INSTALLATION: SURF |
Malibu Point is another one of Southern California’s best waves. Even though it has been pumped up again and again by Hollywood, it still manages to captivate most surfers. Even though it is a total fantasy, many surfers would probably pay an arm and a leg at the thought enjoying this break alone without the crowds.
Malibu is a point that is situated about halfway between Point Dume (to the west) and Santa Monica (to the east). Thanks to the path of the Coast Highway it is pretty easy to find…you basically get a great view of it from the highway as you pass the Malibu pier.
The Malibu Point area is actually made up of a couple of State Parks. To the west you have Malibu Lagoon State Park and to the east you have Surfrider State Beach. There are parking lots in either of the state parks but it is generally easier to get to the break if you park in the Surfrider lot.
The wave at Malibu is usually broken up into 3 sections named First Point, Second Point and Third Point. On average swells, the wave doesn’t quite connect from point to point - so the crowd gets spread out through these sections.
Third Point is the actual start of the Malibu wave. The swell wraps into the top of the point and the cobblestones that anchor the break act as a mix of point and reef break. The take-off at Third is a little loosely defined. Depending on the swell/tide/wind, you can shift around sometimes dropping in deeper towards the top of the point or down the line as the wave gets closer to second point.
Second Point is sort of weird mix of a wave…it is basically a section that breaks along part of the point that doesn’t swing smoothly back towards the pier…it actually has a little bit of a bulge that causes it to section a bit faster than the other points. Second Point is much shorter than First or Third but it can get hollow and fast on the right types of swells.

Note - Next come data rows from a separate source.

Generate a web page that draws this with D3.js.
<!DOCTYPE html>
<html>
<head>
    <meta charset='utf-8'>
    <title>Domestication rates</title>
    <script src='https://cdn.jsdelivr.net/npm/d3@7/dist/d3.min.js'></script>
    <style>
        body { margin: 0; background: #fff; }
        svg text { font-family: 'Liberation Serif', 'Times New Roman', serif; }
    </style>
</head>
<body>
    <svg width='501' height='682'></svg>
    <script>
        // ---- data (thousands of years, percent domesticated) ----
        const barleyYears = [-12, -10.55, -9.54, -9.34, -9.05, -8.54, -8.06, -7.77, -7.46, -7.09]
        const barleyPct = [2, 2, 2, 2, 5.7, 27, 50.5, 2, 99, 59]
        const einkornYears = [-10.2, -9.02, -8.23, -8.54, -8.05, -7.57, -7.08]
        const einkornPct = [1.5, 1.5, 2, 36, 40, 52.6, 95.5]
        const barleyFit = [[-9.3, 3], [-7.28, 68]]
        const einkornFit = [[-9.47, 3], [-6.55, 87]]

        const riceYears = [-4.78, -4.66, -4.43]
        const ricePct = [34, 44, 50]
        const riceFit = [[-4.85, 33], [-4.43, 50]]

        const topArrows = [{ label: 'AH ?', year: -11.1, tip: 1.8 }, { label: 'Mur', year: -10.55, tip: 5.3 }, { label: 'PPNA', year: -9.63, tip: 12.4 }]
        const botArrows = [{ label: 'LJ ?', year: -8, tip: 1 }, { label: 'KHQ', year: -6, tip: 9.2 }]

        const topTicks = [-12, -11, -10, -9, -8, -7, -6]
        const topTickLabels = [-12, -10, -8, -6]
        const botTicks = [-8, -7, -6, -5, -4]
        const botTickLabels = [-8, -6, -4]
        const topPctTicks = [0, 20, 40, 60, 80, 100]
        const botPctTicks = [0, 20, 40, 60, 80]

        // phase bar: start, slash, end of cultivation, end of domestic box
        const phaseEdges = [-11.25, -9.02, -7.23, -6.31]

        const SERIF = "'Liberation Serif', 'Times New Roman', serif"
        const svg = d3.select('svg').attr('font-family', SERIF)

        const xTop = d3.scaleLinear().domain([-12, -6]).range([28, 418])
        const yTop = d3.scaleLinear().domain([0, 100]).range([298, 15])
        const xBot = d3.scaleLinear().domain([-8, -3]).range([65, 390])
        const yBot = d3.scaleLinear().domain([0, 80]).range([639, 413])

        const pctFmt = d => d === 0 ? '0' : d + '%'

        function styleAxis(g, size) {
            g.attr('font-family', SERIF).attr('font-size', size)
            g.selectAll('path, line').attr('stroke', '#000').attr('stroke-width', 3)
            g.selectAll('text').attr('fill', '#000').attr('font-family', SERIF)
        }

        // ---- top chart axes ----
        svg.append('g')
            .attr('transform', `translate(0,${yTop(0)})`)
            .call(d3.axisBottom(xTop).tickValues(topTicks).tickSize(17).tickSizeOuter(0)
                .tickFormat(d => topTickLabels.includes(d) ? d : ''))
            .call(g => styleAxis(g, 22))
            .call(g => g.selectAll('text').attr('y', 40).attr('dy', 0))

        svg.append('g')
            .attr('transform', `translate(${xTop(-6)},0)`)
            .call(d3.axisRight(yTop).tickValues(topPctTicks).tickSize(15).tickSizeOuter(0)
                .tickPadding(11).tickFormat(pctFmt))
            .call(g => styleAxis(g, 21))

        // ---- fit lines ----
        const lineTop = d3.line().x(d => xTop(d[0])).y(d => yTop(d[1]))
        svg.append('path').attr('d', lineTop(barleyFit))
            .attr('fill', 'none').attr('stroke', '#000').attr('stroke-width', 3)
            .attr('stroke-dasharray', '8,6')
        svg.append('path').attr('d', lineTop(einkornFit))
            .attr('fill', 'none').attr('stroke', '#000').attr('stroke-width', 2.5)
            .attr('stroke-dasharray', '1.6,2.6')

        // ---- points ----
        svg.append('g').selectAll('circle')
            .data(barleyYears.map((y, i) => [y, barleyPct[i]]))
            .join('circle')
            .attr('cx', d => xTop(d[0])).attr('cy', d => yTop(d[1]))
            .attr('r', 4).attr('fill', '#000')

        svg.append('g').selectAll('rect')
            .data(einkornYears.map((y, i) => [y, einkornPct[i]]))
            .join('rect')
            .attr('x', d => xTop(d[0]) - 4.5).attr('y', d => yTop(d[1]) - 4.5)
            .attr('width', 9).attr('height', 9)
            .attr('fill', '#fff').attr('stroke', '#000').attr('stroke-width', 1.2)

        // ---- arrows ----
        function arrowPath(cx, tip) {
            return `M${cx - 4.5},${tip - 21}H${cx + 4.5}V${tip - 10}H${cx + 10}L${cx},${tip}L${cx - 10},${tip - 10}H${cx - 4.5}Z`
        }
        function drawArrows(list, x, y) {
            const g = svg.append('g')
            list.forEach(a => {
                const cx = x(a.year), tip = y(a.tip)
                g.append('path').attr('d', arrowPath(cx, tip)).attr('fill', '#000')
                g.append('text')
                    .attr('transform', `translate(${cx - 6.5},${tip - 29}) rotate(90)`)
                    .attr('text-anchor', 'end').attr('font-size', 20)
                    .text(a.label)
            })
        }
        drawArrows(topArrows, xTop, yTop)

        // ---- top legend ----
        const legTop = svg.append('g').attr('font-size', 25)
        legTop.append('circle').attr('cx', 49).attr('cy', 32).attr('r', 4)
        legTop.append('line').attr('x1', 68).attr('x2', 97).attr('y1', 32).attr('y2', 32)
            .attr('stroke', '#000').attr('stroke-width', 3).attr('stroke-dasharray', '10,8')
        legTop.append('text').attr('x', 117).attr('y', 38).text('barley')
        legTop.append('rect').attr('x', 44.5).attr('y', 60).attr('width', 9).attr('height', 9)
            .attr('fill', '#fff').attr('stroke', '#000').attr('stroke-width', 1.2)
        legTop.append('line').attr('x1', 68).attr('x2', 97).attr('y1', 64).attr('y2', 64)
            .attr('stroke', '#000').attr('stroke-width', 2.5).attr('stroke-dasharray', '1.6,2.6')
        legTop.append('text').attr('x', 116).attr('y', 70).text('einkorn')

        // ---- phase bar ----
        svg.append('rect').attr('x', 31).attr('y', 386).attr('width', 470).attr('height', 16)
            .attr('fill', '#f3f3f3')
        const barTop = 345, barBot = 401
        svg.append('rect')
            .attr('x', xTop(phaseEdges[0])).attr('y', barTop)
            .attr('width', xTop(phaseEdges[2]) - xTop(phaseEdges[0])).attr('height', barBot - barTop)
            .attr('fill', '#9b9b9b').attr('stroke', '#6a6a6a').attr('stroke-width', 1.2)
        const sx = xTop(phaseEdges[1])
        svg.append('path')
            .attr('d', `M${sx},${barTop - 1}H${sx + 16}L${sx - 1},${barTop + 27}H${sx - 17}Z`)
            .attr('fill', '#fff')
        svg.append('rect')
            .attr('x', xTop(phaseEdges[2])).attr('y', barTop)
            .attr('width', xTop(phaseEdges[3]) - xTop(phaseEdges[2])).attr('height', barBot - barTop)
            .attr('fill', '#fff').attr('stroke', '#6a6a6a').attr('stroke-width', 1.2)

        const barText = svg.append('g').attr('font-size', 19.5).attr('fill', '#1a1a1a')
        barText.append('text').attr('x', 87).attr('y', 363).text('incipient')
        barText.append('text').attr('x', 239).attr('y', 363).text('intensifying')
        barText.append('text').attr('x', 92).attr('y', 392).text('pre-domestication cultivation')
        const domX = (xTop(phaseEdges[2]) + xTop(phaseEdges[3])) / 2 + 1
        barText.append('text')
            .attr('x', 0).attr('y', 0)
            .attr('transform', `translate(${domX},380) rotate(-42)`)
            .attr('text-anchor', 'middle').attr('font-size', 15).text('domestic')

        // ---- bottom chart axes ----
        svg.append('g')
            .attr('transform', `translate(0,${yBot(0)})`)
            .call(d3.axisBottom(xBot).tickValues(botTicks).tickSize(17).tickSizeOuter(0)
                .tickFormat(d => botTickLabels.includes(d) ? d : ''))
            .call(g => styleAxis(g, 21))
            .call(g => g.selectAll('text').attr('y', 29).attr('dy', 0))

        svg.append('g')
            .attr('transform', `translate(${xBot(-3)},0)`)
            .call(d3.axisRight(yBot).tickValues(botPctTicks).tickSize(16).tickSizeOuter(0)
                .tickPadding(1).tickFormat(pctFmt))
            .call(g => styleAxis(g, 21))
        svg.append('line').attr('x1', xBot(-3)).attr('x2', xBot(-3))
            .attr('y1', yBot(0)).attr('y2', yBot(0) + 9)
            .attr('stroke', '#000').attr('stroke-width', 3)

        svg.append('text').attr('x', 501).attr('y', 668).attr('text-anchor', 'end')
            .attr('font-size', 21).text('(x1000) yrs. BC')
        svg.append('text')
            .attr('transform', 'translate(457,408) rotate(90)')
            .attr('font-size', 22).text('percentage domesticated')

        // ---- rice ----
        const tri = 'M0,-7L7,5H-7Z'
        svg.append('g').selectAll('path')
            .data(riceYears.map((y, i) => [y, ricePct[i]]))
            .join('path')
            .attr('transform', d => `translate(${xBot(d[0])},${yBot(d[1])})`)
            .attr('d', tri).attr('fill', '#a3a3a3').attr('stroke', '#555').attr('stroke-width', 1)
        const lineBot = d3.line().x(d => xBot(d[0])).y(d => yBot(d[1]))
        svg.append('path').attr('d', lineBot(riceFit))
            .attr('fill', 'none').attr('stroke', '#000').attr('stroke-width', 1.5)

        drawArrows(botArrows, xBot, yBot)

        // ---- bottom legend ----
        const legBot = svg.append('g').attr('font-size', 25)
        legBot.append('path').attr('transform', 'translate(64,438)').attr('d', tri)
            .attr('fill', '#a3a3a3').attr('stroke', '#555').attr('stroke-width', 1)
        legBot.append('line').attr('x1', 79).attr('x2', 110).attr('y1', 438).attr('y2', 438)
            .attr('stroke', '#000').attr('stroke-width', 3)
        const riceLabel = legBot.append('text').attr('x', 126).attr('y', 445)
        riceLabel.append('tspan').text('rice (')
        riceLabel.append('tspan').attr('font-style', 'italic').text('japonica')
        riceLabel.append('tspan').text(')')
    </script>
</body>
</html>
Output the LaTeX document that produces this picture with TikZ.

First Point is the final inside section that connects in toward Surfrider beach and the Malibu Pier. The First point section has a very smooth transition and a more natural angle to the shoreline as it hooks back into the bay. It also gets a bit more sand moving out of the Malibu Lagoon…this sand has a tendency to fill in some of the imperfections of the cobbles and smoothes out the wave. First point is generally a longboard spot…particularly when there isn’t a ton of swell in the water. For a longboard wave it is pretty darn good…it sort of looks like it was churned out of a machine…each wave almost the same as the next one.